The task
Set down word for word each line from the start of the listing through the line that contains "import pandas as pd", both included.

— START —

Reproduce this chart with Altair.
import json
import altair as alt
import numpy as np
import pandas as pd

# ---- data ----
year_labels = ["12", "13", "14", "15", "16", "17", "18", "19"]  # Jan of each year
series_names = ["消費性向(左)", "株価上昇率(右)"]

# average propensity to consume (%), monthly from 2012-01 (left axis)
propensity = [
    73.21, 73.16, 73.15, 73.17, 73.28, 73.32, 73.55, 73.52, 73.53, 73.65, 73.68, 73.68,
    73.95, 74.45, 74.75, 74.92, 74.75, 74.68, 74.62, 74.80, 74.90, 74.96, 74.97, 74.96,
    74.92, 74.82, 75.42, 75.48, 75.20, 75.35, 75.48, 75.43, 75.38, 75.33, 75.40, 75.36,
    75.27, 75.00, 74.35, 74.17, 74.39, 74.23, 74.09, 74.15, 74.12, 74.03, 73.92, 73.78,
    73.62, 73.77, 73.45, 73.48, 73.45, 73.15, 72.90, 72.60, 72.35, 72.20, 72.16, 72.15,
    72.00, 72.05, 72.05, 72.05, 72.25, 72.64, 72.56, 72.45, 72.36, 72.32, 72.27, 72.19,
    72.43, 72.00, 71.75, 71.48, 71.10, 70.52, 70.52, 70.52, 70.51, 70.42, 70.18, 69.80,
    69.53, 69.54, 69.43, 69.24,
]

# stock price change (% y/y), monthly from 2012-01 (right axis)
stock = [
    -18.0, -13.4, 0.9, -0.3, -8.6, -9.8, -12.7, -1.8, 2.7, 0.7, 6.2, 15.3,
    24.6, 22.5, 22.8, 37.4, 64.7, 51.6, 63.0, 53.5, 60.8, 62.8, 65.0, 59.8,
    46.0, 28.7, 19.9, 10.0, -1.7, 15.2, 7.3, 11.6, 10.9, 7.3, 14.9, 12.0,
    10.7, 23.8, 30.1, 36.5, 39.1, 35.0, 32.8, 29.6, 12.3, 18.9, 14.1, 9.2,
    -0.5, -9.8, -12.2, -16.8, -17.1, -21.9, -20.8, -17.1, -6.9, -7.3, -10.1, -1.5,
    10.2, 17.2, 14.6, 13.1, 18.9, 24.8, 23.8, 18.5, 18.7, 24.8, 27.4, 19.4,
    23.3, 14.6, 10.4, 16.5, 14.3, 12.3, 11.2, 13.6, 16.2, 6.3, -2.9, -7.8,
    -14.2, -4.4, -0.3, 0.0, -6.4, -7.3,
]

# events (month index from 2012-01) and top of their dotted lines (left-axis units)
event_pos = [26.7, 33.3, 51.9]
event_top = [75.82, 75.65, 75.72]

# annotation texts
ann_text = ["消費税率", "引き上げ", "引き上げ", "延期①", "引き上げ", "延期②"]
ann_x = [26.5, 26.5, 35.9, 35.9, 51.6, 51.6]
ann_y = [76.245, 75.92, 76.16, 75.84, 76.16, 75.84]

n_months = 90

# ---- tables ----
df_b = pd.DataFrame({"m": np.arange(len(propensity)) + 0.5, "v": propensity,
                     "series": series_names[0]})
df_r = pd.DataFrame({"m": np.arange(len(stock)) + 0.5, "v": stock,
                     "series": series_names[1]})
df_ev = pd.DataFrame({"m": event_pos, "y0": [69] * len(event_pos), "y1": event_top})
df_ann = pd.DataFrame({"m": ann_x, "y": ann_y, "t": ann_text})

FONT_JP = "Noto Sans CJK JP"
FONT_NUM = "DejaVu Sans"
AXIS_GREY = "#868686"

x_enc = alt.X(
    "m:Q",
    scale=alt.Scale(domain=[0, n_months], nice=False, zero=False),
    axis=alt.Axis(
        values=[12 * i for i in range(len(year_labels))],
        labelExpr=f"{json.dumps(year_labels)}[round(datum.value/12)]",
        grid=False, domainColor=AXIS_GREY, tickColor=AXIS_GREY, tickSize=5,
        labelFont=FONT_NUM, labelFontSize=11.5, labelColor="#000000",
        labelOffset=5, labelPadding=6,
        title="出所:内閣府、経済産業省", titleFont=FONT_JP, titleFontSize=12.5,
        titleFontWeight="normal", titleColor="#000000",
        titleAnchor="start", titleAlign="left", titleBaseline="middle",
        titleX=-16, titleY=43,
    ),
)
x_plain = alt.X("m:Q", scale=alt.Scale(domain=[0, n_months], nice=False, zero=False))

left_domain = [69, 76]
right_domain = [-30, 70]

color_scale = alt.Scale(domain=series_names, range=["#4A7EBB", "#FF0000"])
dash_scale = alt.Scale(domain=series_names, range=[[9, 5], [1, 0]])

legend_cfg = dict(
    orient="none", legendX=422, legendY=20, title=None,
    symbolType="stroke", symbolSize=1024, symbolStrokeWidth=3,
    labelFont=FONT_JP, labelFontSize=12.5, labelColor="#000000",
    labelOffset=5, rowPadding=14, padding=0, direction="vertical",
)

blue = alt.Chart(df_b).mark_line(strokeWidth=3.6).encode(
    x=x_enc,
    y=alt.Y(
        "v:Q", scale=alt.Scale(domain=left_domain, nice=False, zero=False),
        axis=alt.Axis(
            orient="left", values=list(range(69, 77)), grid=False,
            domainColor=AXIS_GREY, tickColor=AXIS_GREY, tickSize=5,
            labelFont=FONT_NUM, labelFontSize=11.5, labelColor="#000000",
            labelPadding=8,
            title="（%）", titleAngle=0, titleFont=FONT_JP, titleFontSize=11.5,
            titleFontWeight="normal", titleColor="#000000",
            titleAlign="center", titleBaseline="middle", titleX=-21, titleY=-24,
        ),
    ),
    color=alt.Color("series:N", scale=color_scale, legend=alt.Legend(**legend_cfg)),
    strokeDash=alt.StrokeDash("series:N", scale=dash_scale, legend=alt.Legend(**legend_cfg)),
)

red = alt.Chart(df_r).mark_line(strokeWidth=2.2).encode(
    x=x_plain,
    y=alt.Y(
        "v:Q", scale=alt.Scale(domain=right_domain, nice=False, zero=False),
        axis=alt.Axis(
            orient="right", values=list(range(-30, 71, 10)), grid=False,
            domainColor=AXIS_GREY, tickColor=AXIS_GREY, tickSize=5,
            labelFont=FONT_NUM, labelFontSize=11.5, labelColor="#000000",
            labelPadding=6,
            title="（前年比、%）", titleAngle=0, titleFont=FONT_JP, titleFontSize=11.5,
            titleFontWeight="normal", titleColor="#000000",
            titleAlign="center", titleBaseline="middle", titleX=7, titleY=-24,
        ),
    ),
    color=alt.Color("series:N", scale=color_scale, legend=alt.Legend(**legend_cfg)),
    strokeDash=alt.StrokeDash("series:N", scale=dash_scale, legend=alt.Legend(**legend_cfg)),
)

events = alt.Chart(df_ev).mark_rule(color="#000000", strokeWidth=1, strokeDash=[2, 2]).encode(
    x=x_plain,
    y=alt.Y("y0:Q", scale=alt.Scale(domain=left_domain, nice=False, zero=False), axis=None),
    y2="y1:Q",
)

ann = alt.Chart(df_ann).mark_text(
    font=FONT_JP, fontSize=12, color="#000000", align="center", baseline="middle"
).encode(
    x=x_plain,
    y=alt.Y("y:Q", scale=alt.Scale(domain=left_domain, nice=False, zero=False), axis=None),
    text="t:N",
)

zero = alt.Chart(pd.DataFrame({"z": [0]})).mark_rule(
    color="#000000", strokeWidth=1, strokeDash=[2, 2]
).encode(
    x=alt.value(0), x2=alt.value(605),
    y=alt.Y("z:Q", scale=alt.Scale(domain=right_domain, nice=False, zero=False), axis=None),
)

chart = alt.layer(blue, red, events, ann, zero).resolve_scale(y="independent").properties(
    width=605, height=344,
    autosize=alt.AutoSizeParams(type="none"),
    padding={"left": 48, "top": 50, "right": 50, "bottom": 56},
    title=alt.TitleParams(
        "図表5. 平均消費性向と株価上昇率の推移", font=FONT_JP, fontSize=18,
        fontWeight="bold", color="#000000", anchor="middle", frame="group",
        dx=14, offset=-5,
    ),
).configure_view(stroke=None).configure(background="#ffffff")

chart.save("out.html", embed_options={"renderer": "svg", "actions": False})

— END —

Output for this task
Reproduce this chart with Altair.
import json
import altair as alt
import numpy as np
import pandas as pd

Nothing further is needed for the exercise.